The case, Ruby C. v. State, involves two children who qualify as Indian children under the Indian Child Welfare Act, or ICWA.
A year ago, an Anchorage judge terminated the rights of the parents, identified in court records only as Ruby C. and Jaspar K., after finding the children had been harmed by substance abuse and domestic violence that the parents did not resolve. Expert witnesses testified that leaving the children in their parents' custody would likely cause them serious emotional or physical damage. The parents appealed; the Supreme Court affirmed.
What makes the ruling notable is the high bar ICWA sets. Because the children are Native, the state couldn't rely on the ordinary standard of proof. For the most serious finding, it had to prove its case "beyond a reasonable doubt" — the same standard used in criminal trials — backed by a qualified expert. The state also had to show it made "active efforts," meaning more than the routine attempt, to provide services and keep the family together before moving to terminate.

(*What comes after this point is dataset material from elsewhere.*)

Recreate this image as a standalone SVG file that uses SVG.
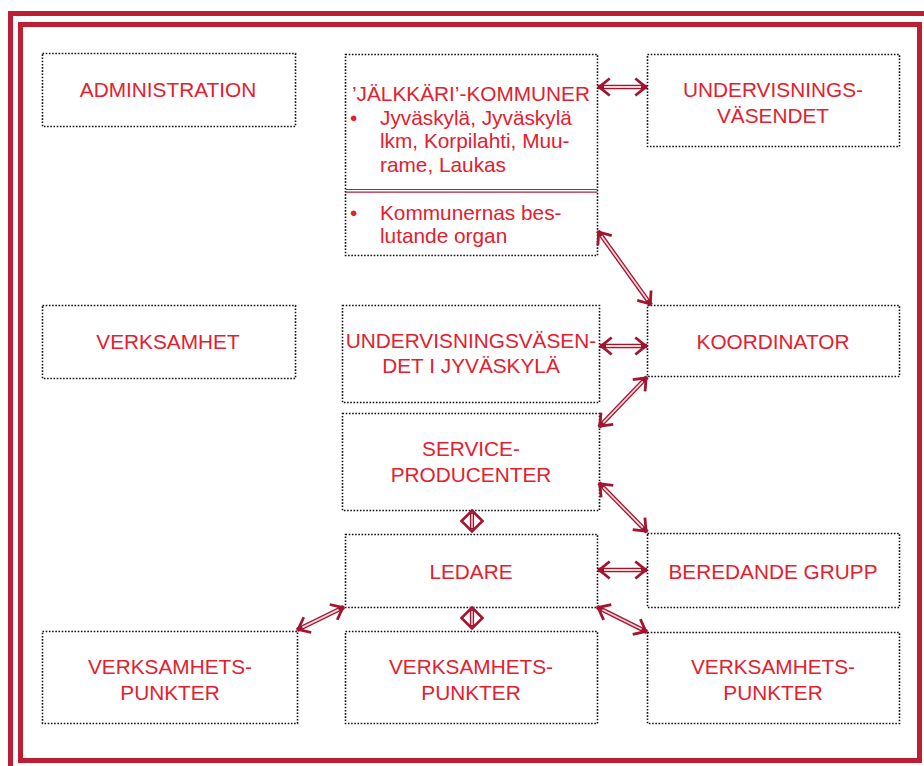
<svg xmlns="http://www.w3.org/2000/svg" width="924" height="766" viewBox="0 0 924 766">
<defs>
<style>
.frame{fill:none;stroke:#BE1E32;stroke-width:5}
.box{fill:none;stroke:#111;stroke-width:1.6;stroke-dasharray:1.6 1.6}
.t{font-family:"Liberation Sans",Arial,sans-serif;font-size:20.8px;fill:#E3202F}
.m{text-anchor:middle}
.sh{stroke:#A3142E;stroke-width:4.4;fill:none;marker-start:url(#ah);marker-end:url(#ah)}
.shi{stroke:#F6D3D9;stroke-width:1.8;fill:none}
.dia{fill:#fff;stroke:#A3142E;stroke-width:2.6;stroke-linejoin:miter}
.dl{stroke:#A3142E;stroke-width:4.2}
.dli{stroke:#F0B8C2;stroke-width:1.8}
.sep{stroke:#B0203A;stroke-width:1.2}
</style>
<marker id="ah" viewBox="-12 -10 15 20" refX="1.2" refY="0" markerWidth="15" markerHeight="20" markerUnits="userSpaceOnUse" orient="auto-start-reverse">
<path d="M-10.5,-8.5 L0,0 L-10.5,8.5" fill="none" stroke="#A3142E" stroke-width="2.8"/>
</marker>
</defs>
<rect width="924" height="766" fill="#fff"/>
<rect class="frame" x="10.5" y="13.5" width="930" height="770"/>
<rect class="frame" x="20.5" y="24.5" width="899" height="736"/>

<g id="administration">
<rect class="box" x="42.5" y="53.5" width="253" height="73"/>
<text class="t m" x="168" y="97">ADMINISTRATION</text>
</g>
<g id="jalkkari">
<rect class="box" x="345.5" y="54.5" width="252" height="201"/>
<line class="sep" x1="345.5" y1="189.5" x2="597.5" y2="189.5"/>
<line class="sep" x1="345.5" y1="192.2" x2="597.5" y2="192.2"/>
<text class="t m" x="471" y="101">’JÄLKKÄRI’-KOMMUNER</text>
<text class="t" x="350" y="124.5">•</text>
<text class="t" x="380" y="124.5">Jyväskylä, Jyväskylä</text>
<text class="t" x="380" y="148">lkm, Korpilahti, Muu-</text>
<text class="t" x="380" y="171.5">rame, Laukas</text>
<text class="t" x="350" y="219.5">•</text>
<text class="t" x="380" y="219.5">Kommunernas bes-</text>
<text class="t" x="380" y="243">lutande organ</text>
</g>
<g id="undervisningsvasendet">
<rect class="box" x="647.5" y="54.5" width="252" height="92"/>
<text class="t m" x="773" y="97">UNDERVISNINGS-</text>
<text class="t m" x="773" y="123">VÄSENDET</text>
</g>
<g id="verksamhet">
<rect class="box" x="42.5" y="305.5" width="253" height="73"/>
<text class="t m" x="168" y="349">VERKSAMHET</text>
</g>
<g id="undervisning-jyvaskyla">
<rect class="box" x="342.5" y="305.5" width="257" height="97"/>
<text class="t m" x="471" y="348">UNDERVISNINGSVÄSEN-</text>
<text class="t m" x="471" y="373">DET I JYVÄSKYLÄ</text>
</g>
<g id="koordinator">
<rect class="box" x="647.5" y="305.5" width="252" height="71"/>
<text class="t m" x="773" y="349">KOORDINATOR</text>
</g>
<g id="serviceproducenter">
<rect class="box" x="342.5" y="413.5" width="257" height="97"/>
<text class="t m" x="471" y="456">SERVICE-</text>
<text class="t m" x="471" y="482">PRODUCENTER</text>
</g>
<g id="ledare">
<rect class="box" x="345.5" y="534.5" width="252" height="73"/>
<text class="t m" x="471" y="579">LEDARE</text>
</g>
<g id="beredande-grupp">
<rect class="box" x="647.5" y="533.5" width="252" height="74"/>
<text class="t m" x="773" y="579">BEREDANDE GRUPP</text>
</g>
<g id="verksamhetspunkter-1">
<rect class="box" x="42.5" y="631.5" width="255" height="92"/>
<text class="t m" x="170" y="674">VERKSAMHETS-</text>
<text class="t m" x="170" y="700">PUNKTER</text>
</g>
<g id="verksamhetspunkter-2">
<rect class="box" x="345.5" y="631.5" width="252" height="92"/>
<text class="t m" x="471" y="674">VERKSAMHETS-</text>
<text class="t m" x="471" y="700">PUNKTER</text>
</g>
<g id="verksamhetspunkter-3">
<rect class="box" x="647.5" y="632.5" width="252" height="91"/>
<text class="t m" x="773" y="674">VERKSAMHETS-</text>
<text class="t m" x="773" y="700">PUNKTER</text>
</g>

<g id="connectors">
<line class="sh" x1="598" y1="87" x2="647" y2="87"/>
<line class="shi" x1="604" y1="87" x2="641" y2="87"/>
<line class="sh" x1="598" y1="231" x2="651" y2="305"/>
<line class="shi" x1="601.5" y1="235.9" x2="647.5" y2="300.1"/>
<line class="sh" x1="600" y1="346" x2="647" y2="346"/>
<line class="shi" x1="606" y1="346" x2="641" y2="346"/>
<line class="sh" x1="647" y1="377" x2="599" y2="427"/>
<line class="shi" x1="642.8" y1="381.3" x2="603.2" y2="422.7"/>
<line class="sh" x1="599" y1="483" x2="647" y2="532"/>
<line class="shi" x1="603.2" y1="487.3" x2="642.8" y2="527.7"/>
<line class="sh" x1="598" y1="570" x2="647" y2="570"/>
<line class="shi" x1="604" y1="570" x2="641" y2="570"/>
<line class="sh" x1="344" y1="607" x2="297" y2="630"/>
<line class="shi" x1="338.6" y1="609.6" x2="302.4" y2="627.4"/>
<line class="sh" x1="597" y1="607" x2="647" y2="632"/>
<line class="shi" x1="602.4" y1="609.7" x2="641.6" y2="629.3"/>
<polygon class="dia" points="472,510.5 482.5,521 472,531.5 461.5,521"/>
<line class="dl" x1="472" y1="513" x2="472" y2="529"/>
<line class="dli" x1="472" y1="514" x2="472" y2="528"/>
<polygon class="dia" points="472,607.5 482.5,618 472,628.5 461.5,618"/>
<line class="dl" x1="472" y1="610" x2="472" y2="626"/>
<line class="dli" x1="472" y1="611" x2="472" y2="625"/>
</g>
</svg>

The state carries the burden on both.
ICWA exists because of a long history of Native children being removed from their families and communities, and the law deliberately makes termination difficult.
This ruling underscores that difficult is not the same as impossible: where there is clear evidence of ongoing danger, courts will put a child's safety first. Native advocates have long warned that even careful terminations can extend a pattern of disproportionate removal of Native children; child-welfare agencies counter that the law was followed and the evidence of risk was plain.
The decision is narrow — it turns on the specific facts of this family rather than rewriting any rules. Its main value, lawyers say, is clarifying how Alaska's appellate courts apply ICWA's existing standards, which matters because the U.S. Supreme Court upheld ICWA in 2023 but left much of the day-to-day implementation to the states.